INFORMATION SUPPLIED
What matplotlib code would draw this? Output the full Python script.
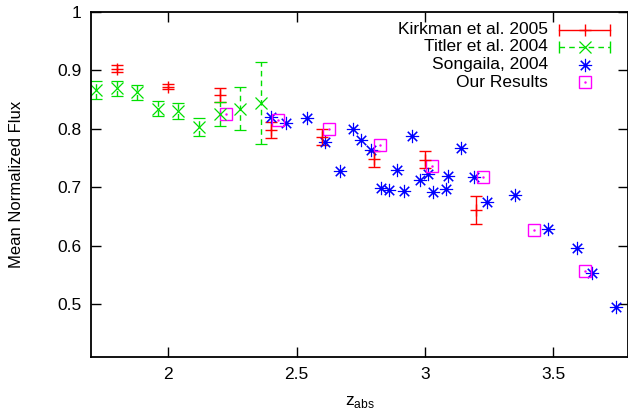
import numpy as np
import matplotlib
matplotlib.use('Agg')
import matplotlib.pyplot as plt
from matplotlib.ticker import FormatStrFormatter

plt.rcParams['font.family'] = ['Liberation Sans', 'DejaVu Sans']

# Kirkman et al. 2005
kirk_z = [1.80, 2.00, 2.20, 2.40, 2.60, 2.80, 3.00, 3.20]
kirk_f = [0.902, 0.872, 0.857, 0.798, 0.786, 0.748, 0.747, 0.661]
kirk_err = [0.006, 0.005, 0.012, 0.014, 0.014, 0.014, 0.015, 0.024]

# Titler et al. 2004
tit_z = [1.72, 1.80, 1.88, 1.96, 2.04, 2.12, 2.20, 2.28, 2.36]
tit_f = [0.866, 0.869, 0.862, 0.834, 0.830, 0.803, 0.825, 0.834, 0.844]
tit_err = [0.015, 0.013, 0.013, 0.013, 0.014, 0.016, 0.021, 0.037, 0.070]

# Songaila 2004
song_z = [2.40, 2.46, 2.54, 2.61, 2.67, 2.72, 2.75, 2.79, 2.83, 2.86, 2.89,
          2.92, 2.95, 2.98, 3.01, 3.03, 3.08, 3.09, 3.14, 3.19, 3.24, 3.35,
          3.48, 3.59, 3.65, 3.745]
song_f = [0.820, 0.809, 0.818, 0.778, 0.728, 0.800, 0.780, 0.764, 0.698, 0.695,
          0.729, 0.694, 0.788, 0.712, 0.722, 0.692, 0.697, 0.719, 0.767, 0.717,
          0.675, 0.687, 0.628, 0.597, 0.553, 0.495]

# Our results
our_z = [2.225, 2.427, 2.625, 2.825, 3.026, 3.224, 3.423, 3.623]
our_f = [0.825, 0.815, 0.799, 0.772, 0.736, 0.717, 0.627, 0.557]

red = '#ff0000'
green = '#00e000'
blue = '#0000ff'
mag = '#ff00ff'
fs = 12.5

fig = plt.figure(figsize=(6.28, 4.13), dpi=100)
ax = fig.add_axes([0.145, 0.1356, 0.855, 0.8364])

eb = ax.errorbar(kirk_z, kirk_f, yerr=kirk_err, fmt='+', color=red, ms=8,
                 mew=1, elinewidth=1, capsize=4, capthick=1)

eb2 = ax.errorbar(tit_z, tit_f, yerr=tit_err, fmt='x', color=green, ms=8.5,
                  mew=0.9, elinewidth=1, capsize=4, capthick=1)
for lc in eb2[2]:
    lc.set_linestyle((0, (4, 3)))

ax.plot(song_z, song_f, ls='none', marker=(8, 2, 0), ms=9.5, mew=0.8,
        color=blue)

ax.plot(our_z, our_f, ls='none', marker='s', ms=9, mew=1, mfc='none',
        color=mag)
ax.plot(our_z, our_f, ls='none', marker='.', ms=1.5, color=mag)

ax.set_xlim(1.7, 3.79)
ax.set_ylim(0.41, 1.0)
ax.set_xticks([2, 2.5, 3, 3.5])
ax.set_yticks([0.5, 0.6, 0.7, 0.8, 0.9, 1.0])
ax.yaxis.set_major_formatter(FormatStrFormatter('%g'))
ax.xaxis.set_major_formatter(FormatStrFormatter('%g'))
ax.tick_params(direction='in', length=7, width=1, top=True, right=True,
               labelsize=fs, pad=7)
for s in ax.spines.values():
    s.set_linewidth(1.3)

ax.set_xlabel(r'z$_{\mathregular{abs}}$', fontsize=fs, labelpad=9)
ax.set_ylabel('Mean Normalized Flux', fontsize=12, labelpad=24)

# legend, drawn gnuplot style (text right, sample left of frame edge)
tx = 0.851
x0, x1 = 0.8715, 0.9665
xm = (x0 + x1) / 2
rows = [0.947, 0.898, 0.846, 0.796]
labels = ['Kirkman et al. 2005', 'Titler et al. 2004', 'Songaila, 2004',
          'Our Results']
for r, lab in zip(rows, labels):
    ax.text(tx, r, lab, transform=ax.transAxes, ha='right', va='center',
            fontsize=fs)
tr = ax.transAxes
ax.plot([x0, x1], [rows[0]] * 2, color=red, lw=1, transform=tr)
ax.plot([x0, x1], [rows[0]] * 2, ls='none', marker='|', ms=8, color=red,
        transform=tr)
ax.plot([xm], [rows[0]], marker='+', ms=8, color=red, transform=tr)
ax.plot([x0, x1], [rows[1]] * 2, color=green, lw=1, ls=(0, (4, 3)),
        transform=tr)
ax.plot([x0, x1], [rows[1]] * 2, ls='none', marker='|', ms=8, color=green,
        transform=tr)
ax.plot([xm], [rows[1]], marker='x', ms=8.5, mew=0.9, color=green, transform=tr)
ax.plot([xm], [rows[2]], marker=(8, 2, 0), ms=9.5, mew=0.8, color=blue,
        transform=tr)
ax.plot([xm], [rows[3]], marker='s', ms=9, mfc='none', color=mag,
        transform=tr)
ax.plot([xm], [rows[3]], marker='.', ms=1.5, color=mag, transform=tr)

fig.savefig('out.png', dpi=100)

EXERCISE GOAL
Return each line of the data, keeping its wording exact and omitting pictures.

CORRECT ANSWER
What matplotlib code would draw this? Output the full Python script.
import numpy as np
import matplotlib
matplotlib.use('Agg')
import matplotlib.pyplot as plt
from matplotlib.ticker import FormatStrFormatter

plt.rcParams['font.family'] = ['Liberation Sans', 'DejaVu Sans']

# Kirkman et al. 2005
kirk_z = [1.80, 2.00, 2.20, 2.40, 2.60, 2.80, 3.00, 3.20]
kirk_f = [0.902, 0.872, 0.857, 0.798, 0.786, 0.748, 0.747, 0.661]
kirk_err = [0.006, 0.005, 0.012, 0.014, 0.014, 0.014, 0.015, 0.024]

# Titler et al. 2004
tit_z = [1.72, 1.80, 1.88, 1.96, 2.04, 2.12, 2.20, 2.28, 2.36]
tit_f = [0.866, 0.869, 0.862, 0.834, 0.830, 0.803, 0.825, 0.834, 0.844]
tit_err = [0.015, 0.013, 0.013, 0.013, 0.014, 0.016, 0.021, 0.037, 0.070]

# Songaila 2004
song_z = [2.40, 2.46, 2.54, 2.61, 2.67, 2.72, 2.75, 2.79, 2.83, 2.86, 2.89,
          2.92, 2.95, 2.98, 3.01, 3.03, 3.08, 3.09, 3.14, 3.19, 3.24, 3.35,
          3.48, 3.59, 3.65, 3.745]
song_f = [0.820, 0.809, 0.818, 0.778, 0.728, 0.800, 0.780, 0.764, 0.698, 0.695,
          0.729, 0.694, 0.788, 0.712, 0.722, 0.692, 0.697, 0.719, 0.767, 0.717,
          0.675, 0.687, 0.628, 0.597, 0.553, 0.495]

# Our results
our_z = [2.225, 2.427, 2.625, 2.825, 3.026, 3.224, 3.423, 3.623]
our_f = [0.825, 0.815, 0.799, 0.772, 0.736, 0.717, 0.627, 0.557]

red = '#ff0000'
green = '#00e000'
blue = '#0000ff'
mag = '#ff00ff'
fs = 12.5

fig = plt.figure(figsize=(6.28, 4.13), dpi=100)
ax = fig.add_axes([0.145, 0.1356, 0.855, 0.8364])

eb = ax.errorbar(kirk_z, kirk_f, yerr=kirk_err, fmt='+', color=red, ms=8,
                 mew=1, elinewidth=1, capsize=4, capthick=1)

eb2 = ax.errorbar(tit_z, tit_f, yerr=tit_err, fmt='x', color=green, ms=8.5,
                  mew=0.9, elinewidth=1, capsize=4, capthick=1)
for lc in eb2[2]:
    lc.set_linestyle((0, (4, 3)))

ax.plot(song_z, song_f, ls='none', marker=(8, 2, 0), ms=9.5, mew=0.8,
        color=blue)

ax.plot(our_z, our_f, ls='none', marker='s', ms=9, mew=1, mfc='none',
        color=mag)
ax.plot(our_z, our_f, ls='none', marker='.', ms=1.5, color=mag)

ax.set_xlim(1.7, 3.79)
ax.set_ylim(0.41, 1.0)
ax.set_xticks([2, 2.5, 3, 3.5])
ax.set_yticks([0.5, 0.6, 0.7, 0.8, 0.9, 1.0])
ax.yaxis.set_major_formatter(FormatStrFormatter('%g'))
ax.xaxis.set_major_formatter(FormatStrFormatter('%g'))
ax.tick_params(direction='in', length=7, width=1, top=True, right=True,
               labelsize=fs, pad=7)
for s in ax.spines.values():
    s.set_linewidth(1.3)

ax.set_xlabel(r'z$_{\mathregular{abs}}$', fontsize=fs, labelpad=9)
ax.set_ylabel('Mean Normalized Flux', fontsize=12, labelpad=24)

# legend, drawn gnuplot style (text right, sample left of frame edge)
tx = 0.851
x0, x1 = 0.8715, 0.9665
xm = (x0 + x1) / 2
rows = [0.947, 0.898, 0.846, 0.796]
labels = ['Kirkman et al. 2005', 'Titler et al. 2004', 'Songaila, 2004',
          'Our Results']
for r, lab in zip(rows, labels):
    ax.text(tx, r, lab, transform=ax.transAxes, ha='right', va='center',
            fontsize=fs)
tr = ax.transAxes
ax.plot([x0, x1], [rows[0]] * 2, color=red, lw=1, transform=tr)
ax.plot([x0, x1], [rows[0]] * 2, ls='none', marker='|', ms=8, color=red,
        transform=tr)
ax.plot([xm], [rows[0]], marker='+', ms=8, color=red, transform=tr)
ax.plot([x0, x1], [rows[1]] * 2, color=green, lw=1, ls=(0, (4, 3)),
        transform=tr)
ax.plot([x0, x1], [rows[1]] * 2, ls='none', marker='|', ms=8, color=green,
        transform=tr)
ax.plot([xm], [rows[1]], marker='x', ms=8.5, mew=0.9, color=green, transform=tr)
ax.plot([xm], [rows[2]], marker=(8, 2, 0), ms=9.5, mew=0.8, color=blue,
        transform=tr)
ax.plot([xm], [rows[3]], marker='s', ms=9, mfc='none', color=mag,
        transform=tr)
ax.plot([xm], [rows[3]], marker='.', ms=1.5, color=mag, transform=tr)

fig.savefig('out.png', dpi=100)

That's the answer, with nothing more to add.